MCHENRY: Anatomy of a marathon

Those days when we didn’t have classes, I barely noticed the snow. Thanks to Linda Lorimer, I was spending my time in the heat of DC. I haven’t been able to turn away from House of Cards, the new, Netflix-designed thriller that features standard-issue political thriller components: evil Kevin Spacey, affairs between congressmen and the press and a devious Southern pronunciation of the h in “majority whip.”

This sort of escapism has a weird way of bleeding into the rest of my life. About three seasons through Friday Night Lights, which I mowed through during Winter Finals, I was pretty sure that I was starting to care about football and, if not that, then definitely Connie Britton’s hair. Game of Thrones made me terrified of magical skinny blonde women (so basically yoga teachers).
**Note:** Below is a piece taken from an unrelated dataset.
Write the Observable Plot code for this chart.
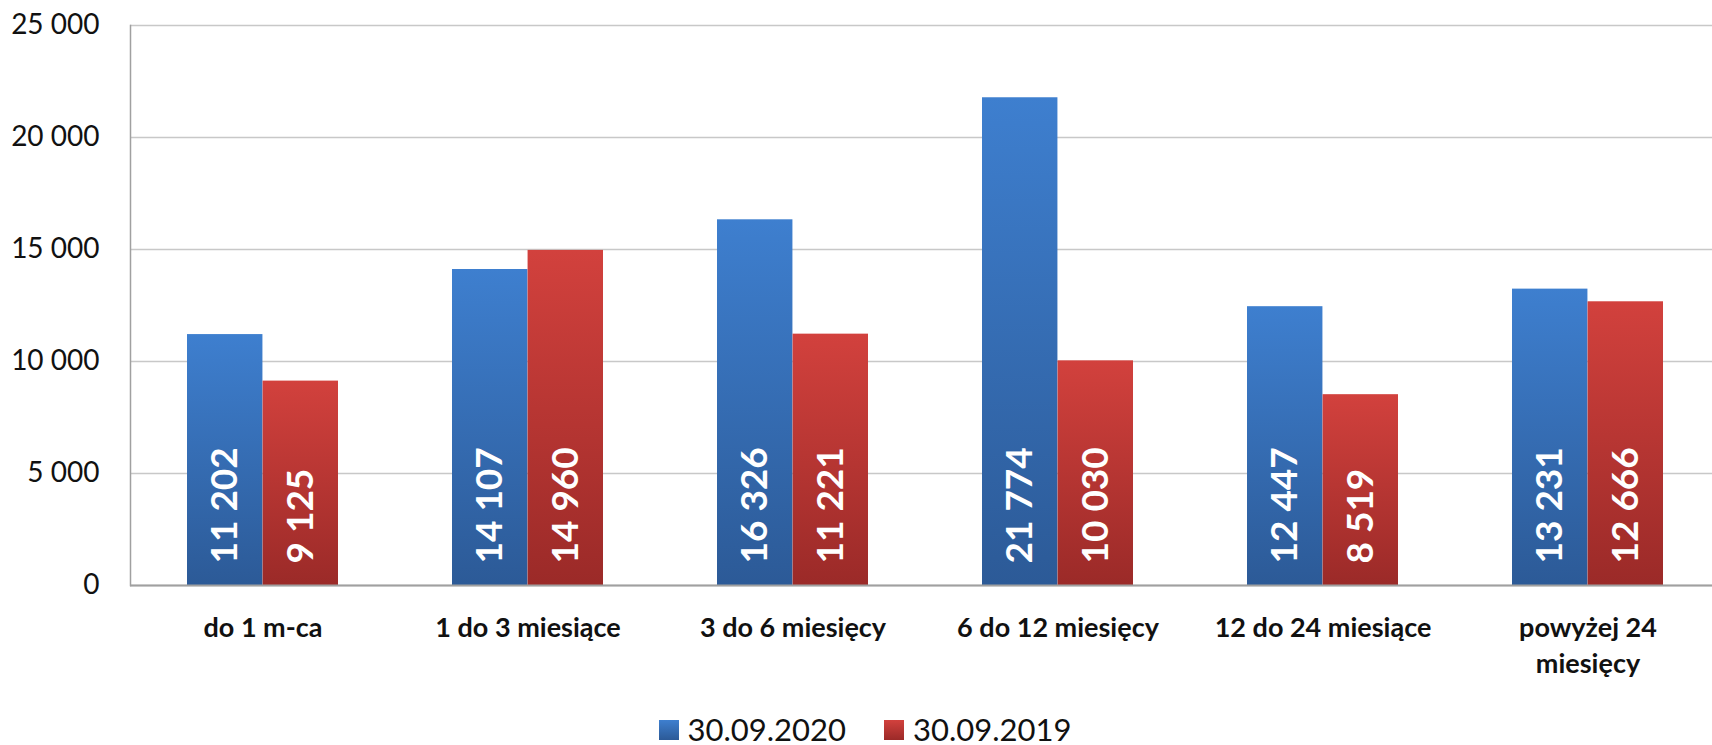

And I have to relearn to pause after sentences if I watch too many consecutive episodes of Gilmore Girls or The West Wing.

Of course, that’s part of the fun. When you marathon a television show, you own it. People I know have bragged about spending a single weekend on The Wire. One of my friends once made a double-digit checklist of all the shows online which she had started, was planning to watch or was currently in the middle of watching.

In this way, Internet television watching becomes a race, Indiana Jones-style, before someone accidentally-on-purpose lets slip who dies in the third season finale. And, in this sense, at least in college, television shows become intensely personal.

But there’s a difference between catching up on a show that’s still on the air and the truly solitary experience of watching one that’s already ended. With the first kind, friends share the week-to-week banter of “Dowager said what?” or “OK, Carrie’s just insane” enjoyed by fans of Downton Abbey or Homeland. For older shows, you have to stake out dried-up message boards to get your explanations for the smoke monster on Lost or the first season of Heroes.

My personal favorite find, buried deep within my Netflix account’s recommended cue, was Felicity. I can’t really recommend the show, unless you, like me, enjoy “90s dramadies featuring a Strong Female lead,” but I do recommend the experience.

You see, when I was watching Felicity, I would disappear into a world where I had nobody to communicate with. I couldn’t tell my friends when Felicity cut her hair (bad idea), or when she got with Noel (better one). And I didn’t really want to. I would merely sit in my bed, or go to Bass if I wanted to be obnoxious to the people sitting around me and exchange Yale University for late-90s NYU.

In college, this escapism is hard to find. We are trained to think very hard about our own lives, our goals, what we want from other people. Even when we relax, we don’t stop trying to keep up. Maybe I’m just terrible at beer pong, but I’ve never felt totally at peace at a college party.

And so I spend blocks of my weekend in alternate worlds. And, in these worlds, there’s always a Christmas Episode or Valentine’s Day Special. Relationships start and end at set points in time and people get to confront each other in eloquent tirades, rather than drunk texts.

I know that other people do too. They may not want to talk about their trips to Sterling Cooper, Rockefeller Center or Pawnee, Indiana and I’m not about to ask — those are their lives, their 2 a.m. study breaks and their cliffhangers to ponder.

I only ask the roommates not to interrupt, the people at the table behind me in Commons not to judge and my studymates in Bass to ignore when I’m laughing or crying in my cubicle. I know it’s fake; just don’t break the spell right now.